• _Short problem_: Return the listing below verbatim. Pictures do not belong in the copy.

• _Source excerpt_:
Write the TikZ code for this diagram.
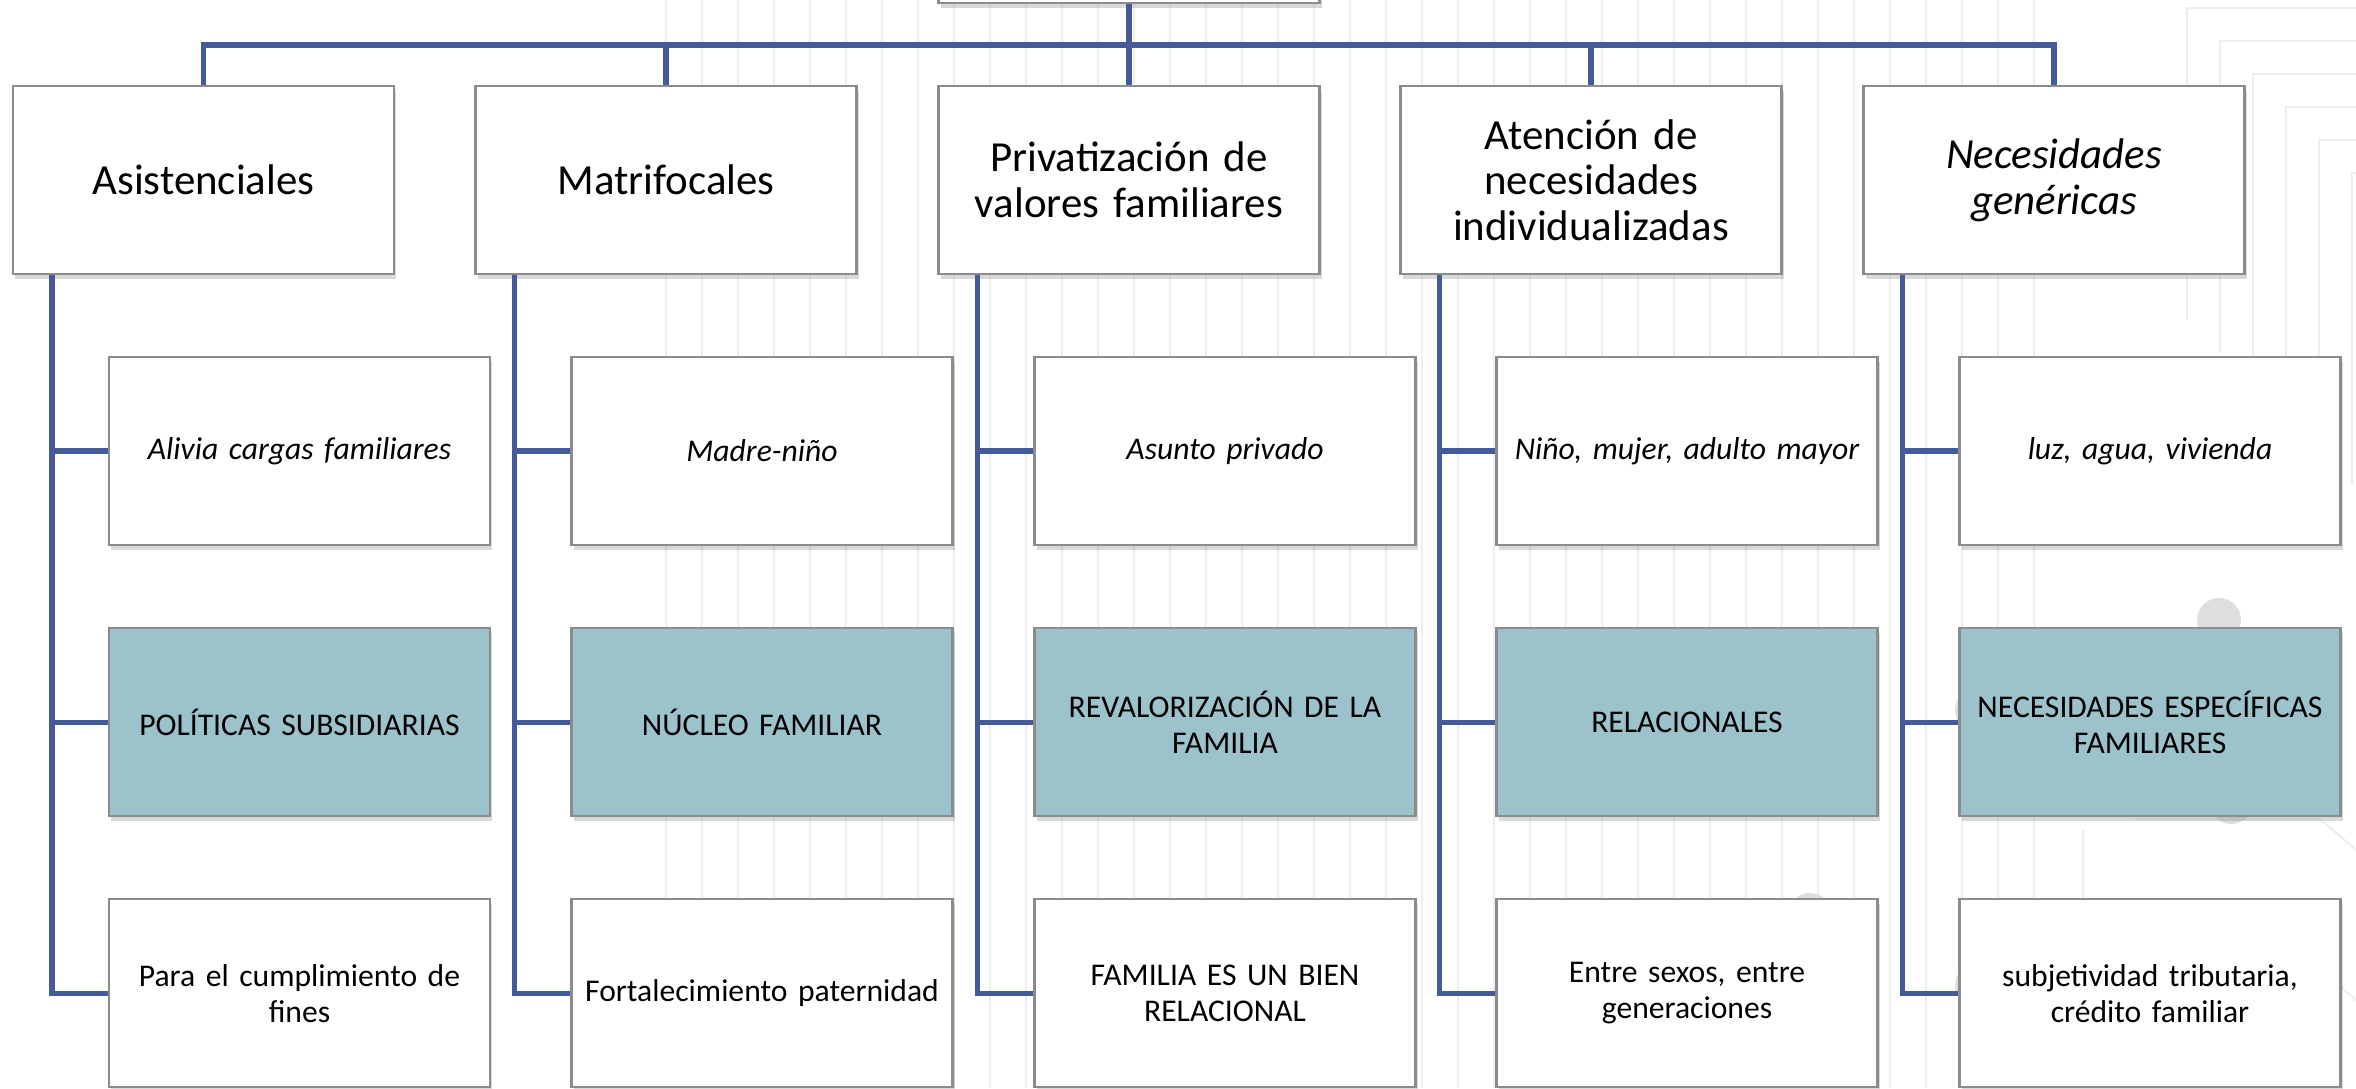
\documentclass[tikz,border=0pt]{standalone}
\usepackage{fontspec}
\setmainfont{Carlito}
\usetikzlibrary{positioning, shadows}
\definecolor{linkcolor}{RGB}{68,90,155}
\definecolor{focuscolor}{RGB}{156,195,203}
\definecolor{bgcolor}{RGB}{238,238,240}
\frenchspacing

\begin{document}
\begin{tikzpicture}[box/.style={rectangle, draw=black!45, line width=0.6pt, fill=white, minimum width=3.81cm, minimum height=1.88cm,
    text width=3.7cm, align=center, inner sep=0pt, drop shadow={shadow xshift=0.02cm, shadow yshift=-0.045cm, opacity=0.3}},
    head/.style={box, font=\fontsize{12.2}{13}\selectfont}, leaf/.style={box, font=\fontsize{9}{10.3}\selectfont},
    focus/.style={leaf, fill=focuscolor}, conn/.style={draw=linkcolor, line width=1.5pt},
    bgline/.style={draw=bgcolor, line width=0.6pt}, node distance=0.81cm]
    \useasboundingbox (0,0) rectangle (23.56,-10.88);
    \clip (0,0) rectangle (23.56,-10.88);

    % faint background pattern
    \foreach \x in {6.66,7.02,...,20.6} \draw[bgline] (\x,0) -- (\x,-10.88);
    \foreach \k in {0,...,5} \draw[bgline] (21.87+0.33*\k,-3.2-0.33*\k) |- (23.56,-0.08-0.33*\k);
    \draw[bgline] (21.37,-6.9) |- (23.2,-8.19) -- (23.56,-8.5);
    \draw[bgline] (20.83,-8.3) |- (23.0,-9.52) -- (23.56,-10.0);
    \fill[black!13] (22.19,-6.20) circle (0.22) (22.31,-8.02) circle (0.22) (19.77,-7.10) circle (0.22) (18.10,-9.15) circle (0.22) (19.77,-9.85) circle (0.22);

    \node[head] (root) at (11.29,0.91) {};

    \node[head] (a1) at (2.035,-1.80) {Asistenciales};
    \node[head] (a2) at (6.66,-1.80) {Matrifocales};
    \node[head] (a3) at (11.29,-1.80) {Privatización de\\valores familiares};
    \node[head] (a4) at (15.91,-1.80) {Atención de\\necesidades\\individualizadas};
    \node[head] (a5) at (20.54,-1.80) {\itshape Necesidades\\genéricas};

    \node[leaf, below=of a1, xshift=0.96cm] (a1x) {\itshape Alivia cargas familiares};
    \node[focus, below=of a1x] (a1y) {POLÍTICAS SUBSIDIARIAS};
    \node[leaf, below=of a1y] (a1z) {Para el cumplimiento de\\fines};

    \node[leaf, below=of a2, xshift=0.96cm] (a2x) {\itshape Madre-niño};
    \node[focus, below=of a2x] (a2y) {NÚCLEO FAMILIAR};
    \node[leaf, below=of a2y] (a2z) {Fortalecimiento paternidad};

    \node[leaf, below=of a3, xshift=0.96cm] (a3x) {\itshape Asunto privado};
    \node[focus, below=of a3x] (a3y) {REVALORIZACIÓN DE LA\\FAMILIA};
    \node[leaf, below=of a3y] (a3z) {FAMILIA ES UN BIEN\\RELACIONAL};

    \node[leaf, below=of a4, xshift=0.96cm] (a4x) {\itshape Niño, mujer, adulto mayor};
    \node[focus, below=of a4x] (a4y) {RELACIONALES};
    \node[leaf, below=of a4y] (a4z) {Entre sexos, entre\\generaciones};

    \node[leaf, below=of a5, xshift=0.96cm] (a5x) {\itshape luz, agua, vivienda};
    \node[focus, below=of a5x] (a5y) {NECESIDADES ESPECÍFICAS\\FAMILIARES};
    \node[leaf, below=of a5y] (a5z) {subjetividad tributaria,\\crédito familiar};

    % top bus
    \coordinate (bus) at (11.29,-0.45);
    \draw[conn] (root.south) -- (a3.north);
    \draw[conn] (a1.north) |- (bus) -| (a5.north);
    \draw[conn] (bus -| a2.north) -- (a2.north);
    \draw[conn] (bus -| a4.north) -- (a4.north);

    % spines
    \foreach \c in {a1,a2,a3,a4,a5} {
      \coordinate (\c s) at ([xshift=0.40cm]\c.south west);
      \draw[conn] (\c s) |- (\c z.west);
      \draw[conn] (\c s |- \c x.west) -- (\c x.west);
      \draw[conn] (\c s |- \c y.west) -- (\c y.west);
    }
\end{tikzpicture}
\end{document}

• _Task output_:
Write the TikZ code for this diagram.
\documentclass[tikz,border=0pt]{standalone}
\usepackage{fontspec}
\setmainfont{Carlito}
\usetikzlibrary{positioning, shadows}
\definecolor{linkcolor}{RGB}{68,90,155}
\definecolor{focuscolor}{RGB}{156,195,203}
\definecolor{bgcolor}{RGB}{238,238,240}
\frenchspacing

\begin{document}
\begin{tikzpicture}[box/.style={rectangle, draw=black!45, line width=0.6pt, fill=white, minimum width=3.81cm, minimum height=1.88cm,
    text width=3.7cm, align=center, inner sep=0pt, drop shadow={shadow xshift=0.02cm, shadow yshift=-0.045cm, opacity=0.3}},
    head/.style={box, font=\fontsize{12.2}{13}\selectfont}, leaf/.style={box, font=\fontsize{9}{10.3}\selectfont},
    focus/.style={leaf, fill=focuscolor}, conn/.style={draw=linkcolor, line width=1.5pt},
    bgline/.style={draw=bgcolor, line width=0.6pt}, node distance=0.81cm]
    \useasboundingbox (0,0) rectangle (23.56,-10.88);
    \clip (0,0) rectangle (23.56,-10.88);

    % faint background pattern
    \foreach \x in {6.66,7.02,...,20.6} \draw[bgline] (\x,0) -- (\x,-10.88);
    \foreach \k in {0,...,5} \draw[bgline] (21.87+0.33*\k,-3.2-0.33*\k) |- (23.56,-0.08-0.33*\k);
    \draw[bgline] (21.37,-6.9) |- (23.2,-8.19) -- (23.56,-8.5);
    \draw[bgline] (20.83,-8.3) |- (23.0,-9.52) -- (23.56,-10.0);
    \fill[black!13] (22.19,-6.20) circle (0.22) (22.31,-8.02) circle (0.22) (19.77,-7.10) circle (0.22) (18.10,-9.15) circle (0.22) (19.77,-9.85) circle (0.22);

    \node[head] (root) at (11.29,0.91) {};

    \node[head] (a1) at (2.035,-1.80) {Asistenciales};
    \node[head] (a2) at (6.66,-1.80) {Matrifocales};
    \node[head] (a3) at (11.29,-1.80) {Privatización de\\valores familiares};
    \node[head] (a4) at (15.91,-1.80) {Atención de\\necesidades\\individualizadas};
    \node[head] (a5) at (20.54,-1.80) {\itshape Necesidades\\genéricas};

    \node[leaf, below=of a1, xshift=0.96cm] (a1x) {\itshape Alivia cargas familiares};
    \node[focus, below=of a1x] (a1y) {POLÍTICAS SUBSIDIARIAS};
    \node[leaf, below=of a1y] (a1z) {Para el cumplimiento de\\fines};

    \node[leaf, below=of a2, xshift=0.96cm] (a2x) {\itshape Madre-niño};
    \node[focus, below=of a2x] (a2y) {NÚCLEO FAMILIAR};
    \node[leaf, below=of a2y] (a2z) {Fortalecimiento paternidad};

    \node[leaf, below=of a3, xshift=0.96cm] (a3x) {\itshape Asunto privado};
    \node[focus, below=of a3x] (a3y) {REVALORIZACIÓN DE LA\\FAMILIA};
    \node[leaf, below=of a3y] (a3z) {FAMILIA ES UN BIEN\\RELACIONAL};

    \node[leaf, below=of a4, xshift=0.96cm] (a4x) {\itshape Niño, mujer, adulto mayor};
    \node[focus, below=of a4x] (a4y) {RELACIONALES};
    \node[leaf, below=of a4y] (a4z) {Entre sexos, entre\\generaciones};

    \node[leaf, below=of a5, xshift=0.96cm] (a5x) {\itshape luz, agua, vivienda};
    \node[focus, below=of a5x] (a5y) {NECESIDADES ESPECÍFICAS\\FAMILIARES};
    \node[leaf, below=of a5y] (a5z) {subjetividad tributaria,\\crédito familiar};

    % top bus
    \coordinate (bus) at (11.29,-0.45);
    \draw[conn] (root.south) -- (a3.north);
    \draw[conn] (a1.north) |- (bus) -| (a5.north);
    \draw[conn] (bus -| a2.north) -- (a2.north);
    \draw[conn] (bus -| a4.north) -- (a4.north);

    % spines
    \foreach \c in {a1,a2,a3,a4,a5} {
      \coordinate (\c s) at ([xshift=0.40cm]\c.south west);
      \draw[conn] (\c s) |- (\c z.west);
      \draw[conn] (\c s |- \c x.west) -- (\c x.west);
      \draw[conn] (\c s |- \c y.west) -- (\c y.west);
    }
\end{tikzpicture}
\end{document}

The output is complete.